▶ [COLLECTED DATA]

++++++++++++++++++++

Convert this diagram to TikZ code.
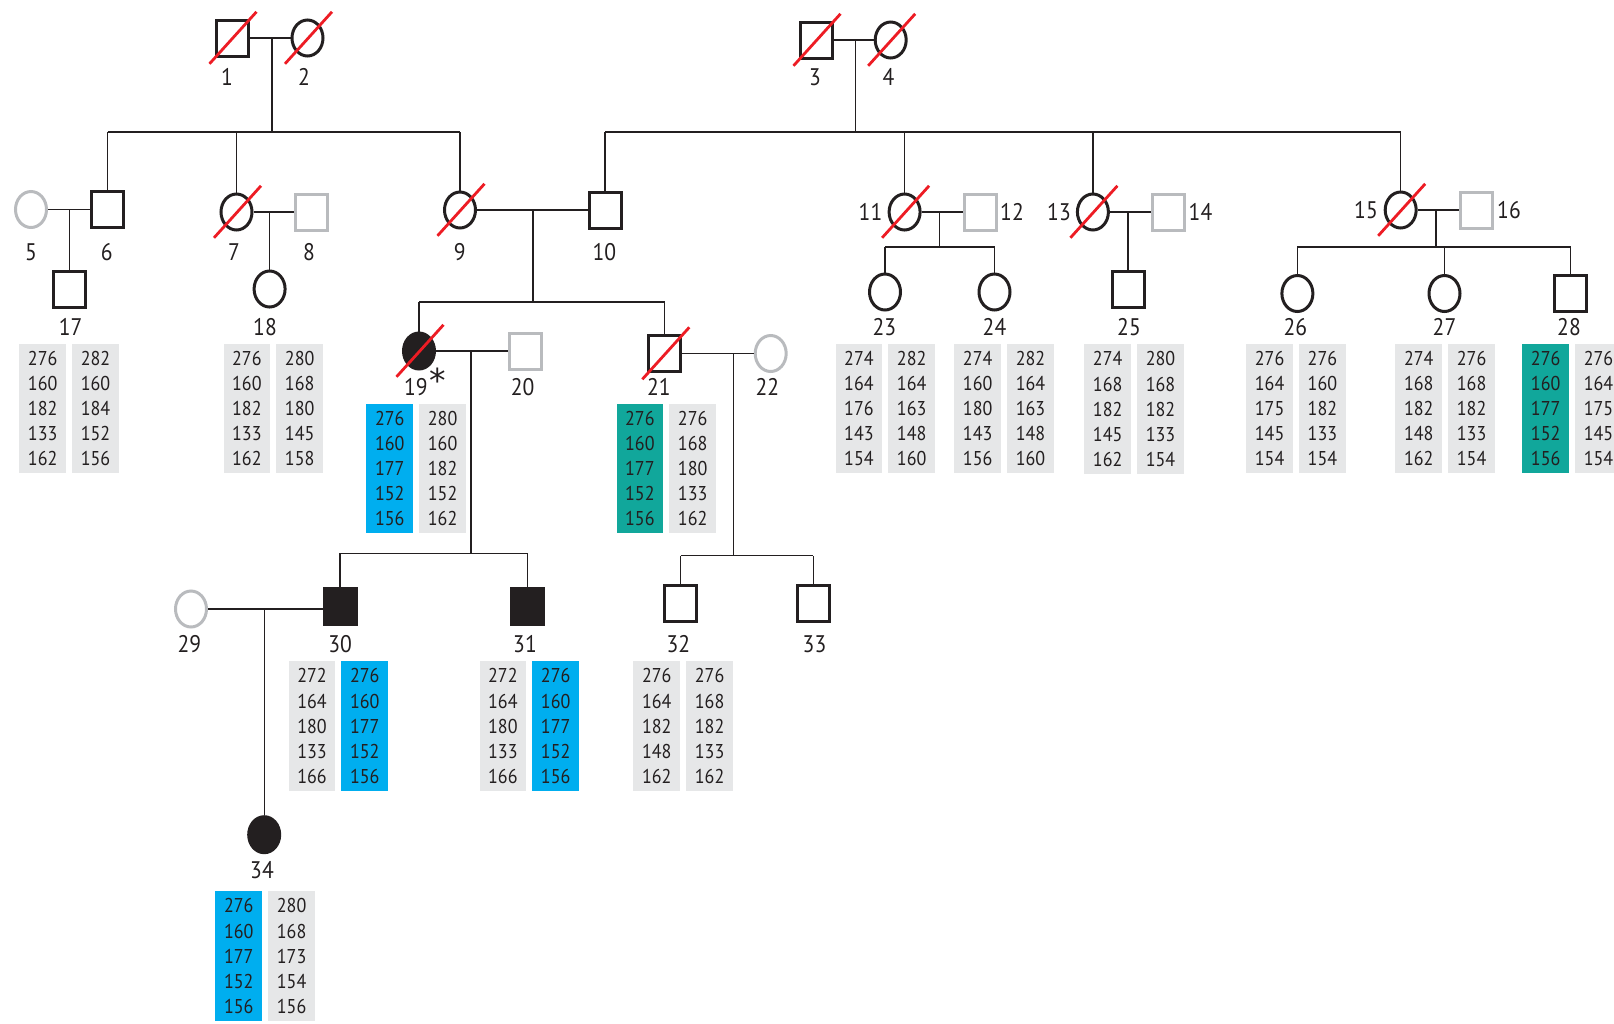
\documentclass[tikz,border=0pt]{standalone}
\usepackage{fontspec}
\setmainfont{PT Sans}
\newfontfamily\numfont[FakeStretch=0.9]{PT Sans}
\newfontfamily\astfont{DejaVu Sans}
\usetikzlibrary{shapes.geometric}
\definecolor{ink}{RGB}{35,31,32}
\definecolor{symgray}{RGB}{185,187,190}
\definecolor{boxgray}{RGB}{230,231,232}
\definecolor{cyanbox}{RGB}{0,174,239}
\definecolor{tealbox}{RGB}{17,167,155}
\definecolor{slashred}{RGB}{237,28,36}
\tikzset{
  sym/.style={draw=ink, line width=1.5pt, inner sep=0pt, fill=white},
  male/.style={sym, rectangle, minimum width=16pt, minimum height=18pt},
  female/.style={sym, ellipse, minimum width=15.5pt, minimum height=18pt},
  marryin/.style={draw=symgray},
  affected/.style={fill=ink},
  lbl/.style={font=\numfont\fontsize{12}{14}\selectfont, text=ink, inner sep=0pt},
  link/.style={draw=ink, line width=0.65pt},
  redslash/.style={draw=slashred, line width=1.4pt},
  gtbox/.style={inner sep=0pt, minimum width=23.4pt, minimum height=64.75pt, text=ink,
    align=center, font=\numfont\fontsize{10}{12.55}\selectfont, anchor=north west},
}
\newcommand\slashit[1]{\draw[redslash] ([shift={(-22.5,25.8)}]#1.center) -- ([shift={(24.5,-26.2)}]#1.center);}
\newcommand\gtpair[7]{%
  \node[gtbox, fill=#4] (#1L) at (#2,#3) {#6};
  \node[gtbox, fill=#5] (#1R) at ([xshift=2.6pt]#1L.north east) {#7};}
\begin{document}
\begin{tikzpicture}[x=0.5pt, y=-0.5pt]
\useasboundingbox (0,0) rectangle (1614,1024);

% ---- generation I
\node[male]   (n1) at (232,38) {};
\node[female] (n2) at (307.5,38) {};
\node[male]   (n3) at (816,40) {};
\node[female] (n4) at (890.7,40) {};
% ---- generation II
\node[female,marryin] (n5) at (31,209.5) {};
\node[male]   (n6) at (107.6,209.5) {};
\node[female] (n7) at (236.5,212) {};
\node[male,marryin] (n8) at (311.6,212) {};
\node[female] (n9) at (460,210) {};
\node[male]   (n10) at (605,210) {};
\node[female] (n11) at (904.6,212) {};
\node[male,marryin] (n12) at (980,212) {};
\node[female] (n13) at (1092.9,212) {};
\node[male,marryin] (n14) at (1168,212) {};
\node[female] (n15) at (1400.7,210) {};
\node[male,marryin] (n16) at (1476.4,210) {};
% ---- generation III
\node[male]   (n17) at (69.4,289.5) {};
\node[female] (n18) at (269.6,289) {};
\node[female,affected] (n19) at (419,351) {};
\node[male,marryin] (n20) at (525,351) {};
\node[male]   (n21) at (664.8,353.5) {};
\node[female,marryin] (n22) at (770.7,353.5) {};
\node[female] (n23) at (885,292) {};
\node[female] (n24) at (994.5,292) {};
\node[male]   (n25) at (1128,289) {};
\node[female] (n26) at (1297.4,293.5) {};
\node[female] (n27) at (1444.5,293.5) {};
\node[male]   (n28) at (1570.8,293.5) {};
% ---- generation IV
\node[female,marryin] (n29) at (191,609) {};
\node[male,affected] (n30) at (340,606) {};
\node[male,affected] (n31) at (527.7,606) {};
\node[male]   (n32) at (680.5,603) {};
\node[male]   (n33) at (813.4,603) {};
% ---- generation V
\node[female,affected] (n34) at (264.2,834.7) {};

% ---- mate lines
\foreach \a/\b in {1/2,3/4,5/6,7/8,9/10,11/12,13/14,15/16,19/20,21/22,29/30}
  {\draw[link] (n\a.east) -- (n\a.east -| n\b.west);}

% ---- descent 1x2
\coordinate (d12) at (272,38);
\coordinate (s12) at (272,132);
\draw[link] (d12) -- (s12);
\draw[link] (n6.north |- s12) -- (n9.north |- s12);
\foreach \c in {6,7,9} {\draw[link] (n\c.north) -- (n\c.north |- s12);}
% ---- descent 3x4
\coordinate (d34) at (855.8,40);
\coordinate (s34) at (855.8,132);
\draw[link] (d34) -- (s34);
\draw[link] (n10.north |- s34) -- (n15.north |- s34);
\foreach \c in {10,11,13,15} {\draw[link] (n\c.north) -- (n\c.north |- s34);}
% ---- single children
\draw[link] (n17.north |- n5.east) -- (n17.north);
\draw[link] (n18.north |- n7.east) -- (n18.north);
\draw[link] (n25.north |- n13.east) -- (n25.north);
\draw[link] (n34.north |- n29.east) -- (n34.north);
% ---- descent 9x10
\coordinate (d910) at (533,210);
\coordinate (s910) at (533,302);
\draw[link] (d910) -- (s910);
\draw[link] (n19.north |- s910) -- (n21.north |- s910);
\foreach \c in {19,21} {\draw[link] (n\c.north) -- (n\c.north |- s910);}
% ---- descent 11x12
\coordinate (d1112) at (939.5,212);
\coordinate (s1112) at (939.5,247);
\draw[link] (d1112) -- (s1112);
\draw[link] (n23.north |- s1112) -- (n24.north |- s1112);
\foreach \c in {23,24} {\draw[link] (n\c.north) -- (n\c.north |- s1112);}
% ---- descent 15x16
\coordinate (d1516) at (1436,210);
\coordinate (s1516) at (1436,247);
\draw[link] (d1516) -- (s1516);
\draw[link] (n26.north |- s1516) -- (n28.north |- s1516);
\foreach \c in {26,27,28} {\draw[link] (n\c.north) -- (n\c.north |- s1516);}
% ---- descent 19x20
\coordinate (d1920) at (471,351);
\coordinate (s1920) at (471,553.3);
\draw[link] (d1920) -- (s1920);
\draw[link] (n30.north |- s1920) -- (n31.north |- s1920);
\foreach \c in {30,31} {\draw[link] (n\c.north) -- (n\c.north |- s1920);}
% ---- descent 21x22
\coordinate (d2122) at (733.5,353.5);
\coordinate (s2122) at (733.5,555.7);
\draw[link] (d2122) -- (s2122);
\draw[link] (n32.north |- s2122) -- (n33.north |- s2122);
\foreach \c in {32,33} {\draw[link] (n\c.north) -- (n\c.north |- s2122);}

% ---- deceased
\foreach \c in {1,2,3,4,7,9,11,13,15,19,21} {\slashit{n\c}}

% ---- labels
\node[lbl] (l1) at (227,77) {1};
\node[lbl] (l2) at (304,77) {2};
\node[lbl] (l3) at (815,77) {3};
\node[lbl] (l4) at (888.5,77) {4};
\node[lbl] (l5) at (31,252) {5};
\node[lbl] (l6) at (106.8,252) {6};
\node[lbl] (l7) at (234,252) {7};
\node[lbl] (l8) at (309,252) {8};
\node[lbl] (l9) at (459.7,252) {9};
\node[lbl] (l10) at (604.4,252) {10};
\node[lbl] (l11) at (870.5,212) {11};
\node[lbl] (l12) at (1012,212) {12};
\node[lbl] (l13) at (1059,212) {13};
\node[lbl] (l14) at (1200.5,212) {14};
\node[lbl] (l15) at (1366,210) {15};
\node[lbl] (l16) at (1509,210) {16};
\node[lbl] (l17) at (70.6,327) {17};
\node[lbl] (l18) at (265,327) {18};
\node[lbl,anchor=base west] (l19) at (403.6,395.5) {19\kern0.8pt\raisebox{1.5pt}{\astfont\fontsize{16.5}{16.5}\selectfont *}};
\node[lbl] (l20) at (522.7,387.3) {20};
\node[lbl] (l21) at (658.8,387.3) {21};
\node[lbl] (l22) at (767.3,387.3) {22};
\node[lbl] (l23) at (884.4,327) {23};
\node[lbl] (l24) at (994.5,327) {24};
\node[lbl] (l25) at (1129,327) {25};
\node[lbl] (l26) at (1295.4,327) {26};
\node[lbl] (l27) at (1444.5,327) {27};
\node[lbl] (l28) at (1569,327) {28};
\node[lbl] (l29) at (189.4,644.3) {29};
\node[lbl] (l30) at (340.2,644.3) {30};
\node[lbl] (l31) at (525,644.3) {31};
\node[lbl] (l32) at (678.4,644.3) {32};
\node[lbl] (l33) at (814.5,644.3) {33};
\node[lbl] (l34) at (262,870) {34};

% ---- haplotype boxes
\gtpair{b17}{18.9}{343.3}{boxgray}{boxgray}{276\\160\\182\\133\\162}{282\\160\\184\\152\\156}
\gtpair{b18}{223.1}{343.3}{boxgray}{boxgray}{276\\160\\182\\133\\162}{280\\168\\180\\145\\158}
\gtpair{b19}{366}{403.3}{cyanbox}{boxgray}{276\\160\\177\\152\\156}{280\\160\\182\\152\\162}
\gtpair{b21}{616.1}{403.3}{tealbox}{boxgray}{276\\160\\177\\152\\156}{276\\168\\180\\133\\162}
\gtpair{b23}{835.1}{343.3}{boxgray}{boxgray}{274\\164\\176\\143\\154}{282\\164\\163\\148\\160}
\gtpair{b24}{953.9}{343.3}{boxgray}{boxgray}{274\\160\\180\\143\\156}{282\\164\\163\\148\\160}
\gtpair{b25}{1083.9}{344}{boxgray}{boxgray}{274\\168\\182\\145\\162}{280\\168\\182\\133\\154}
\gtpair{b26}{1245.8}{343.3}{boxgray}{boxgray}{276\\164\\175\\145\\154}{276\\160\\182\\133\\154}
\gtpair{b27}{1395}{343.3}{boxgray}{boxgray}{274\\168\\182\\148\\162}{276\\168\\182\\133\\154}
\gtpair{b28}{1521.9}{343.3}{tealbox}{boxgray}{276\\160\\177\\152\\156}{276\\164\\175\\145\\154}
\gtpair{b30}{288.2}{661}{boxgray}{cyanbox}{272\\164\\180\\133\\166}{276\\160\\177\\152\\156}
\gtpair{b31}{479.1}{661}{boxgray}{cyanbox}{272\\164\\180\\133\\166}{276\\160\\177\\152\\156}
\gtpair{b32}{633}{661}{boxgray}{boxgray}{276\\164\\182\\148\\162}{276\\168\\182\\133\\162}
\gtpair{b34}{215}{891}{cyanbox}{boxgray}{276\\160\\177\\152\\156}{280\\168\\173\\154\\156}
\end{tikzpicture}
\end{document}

++++++++++++++++++++

▶ [PROBLEM TO WORK ON]
Starting at the top of the listing above, reproduce each line up to and including the one with "(0,0) rectangle (1614,1024);"; omit the pictures.

▶ [EXPECTED ANSWER]
Convert this diagram to TikZ code.
\documentclass[tikz,border=0pt]{standalone}
\usepackage{fontspec}
\setmainfont{PT Sans}
\newfontfamily\numfont[FakeStretch=0.9]{PT Sans}
\newfontfamily\astfont{DejaVu Sans}
\usetikzlibrary{shapes.geometric}
\definecolor{ink}{RGB}{35,31,32}
\definecolor{symgray}{RGB}{185,187,190}
\definecolor{boxgray}{RGB}{230,231,232}
\definecolor{cyanbox}{RGB}{0,174,239}
\definecolor{tealbox}{RGB}{17,167,155}
\definecolor{slashred}{RGB}{237,28,36}
\tikzset{
  sym/.style={draw=ink, line width=1.5pt, inner sep=0pt, fill=white},
  male/.style={sym, rectangle, minimum width=16pt, minimum height=18pt},
  female/.style={sym, ellipse, minimum width=15.5pt, minimum height=18pt},
  marryin/.style={draw=symgray},
  affected/.style={fill=ink},
  lbl/.style={font=\numfont\fontsize{12}{14}\selectfont, text=ink, inner sep=0pt},
  link/.style={draw=ink, line width=0.65pt},
  redslash/.style={draw=slashred, line width=1.4pt},
  gtbox/.style={inner sep=0pt, minimum width=23.4pt, minimum height=64.75pt, text=ink,
    align=center, font=\numfont\fontsize{10}{12.55}\selectfont, anchor=north west},
}
\newcommand\slashit[1]{\draw[redslash] ([shift={(-22.5,25.8)}]#1.center) -- ([shift={(24.5,-26.2)}]#1.center);}
\newcommand\gtpair[7]{%
  \node[gtbox, fill=#4] (#1L) at (#2,#3) {#6};
  \node[gtbox, fill=#5] (#1R) at ([xshift=2.6pt]#1L.north east) {#7};}
\begin{document}
\begin{tikzpicture}[x=0.5pt, y=-0.5pt]
\useasboundingbox (0,0) rectangle (1614,1024);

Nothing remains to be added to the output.